Not my battle

2 Chronicles 19-23

What do you do when you hit rock bottom?  When a mountain of trouble stands piled in your path?

King Jehoshaphat faced a mountain of trouble in the form of a vast horde of enemy soldiers already on the way to defeat Judah.  When he learned of the trouble, Jehoshaphat immediately turned to the Lord for answers.  He ordered a nation-wide fast, and then he went to inquire of the Lord.  He prayed, reminding God of all that He had done for them, and then he prayed:

11 See how they are repaying us by coming to drive us out of the possession you gave us as an inheritance. 12 O our God, will you not judge them? For we have no power to face this vast army that is attacking us.

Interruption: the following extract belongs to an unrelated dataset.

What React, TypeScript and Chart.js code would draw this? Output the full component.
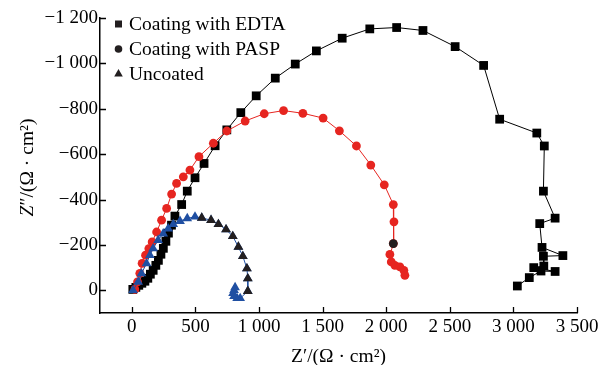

We do not know what to do, but our eyes are upon you.”

And then the Word of God came to a prophet, who said:

‘Do not be afraid or discouraged because of this vast army. For the battle is not yours, but God’s.

On the next morning of battle, Jehoshaphat reminded his people of their dependence on God:

“Listen to me, Judah and people of Jerusalem! Have faith in the LORD your God and you will be upheld; have faith in his prophets and you will be successful.” 21 After consulting the people, Jehoshaphat appointed men to sing to the LORD and to praise him for the splendor of his [d] holiness as they went out at the head of the army, saying:
“Give thanks to the LORD,
for his love endures forever.”

The armies who had been on the way to destroy Judah ended up fighting each other to the death, leaving behind a collection of equipment and other spoils of war so numerous that it took three days to gather it all.

What was the key?  Look at what the prophet said again: The battle is not yours, but God’s.  And on the front lines of the battle, Jehoshaphat appointed men to SING PRAISES to the Lord.  Praising God is the first line of defense!

Now if I can just get that truth applied to my own internal mountain.  My battle with anxiety is not my battle: it is God’s….and praising His splendor should be my first line of defense.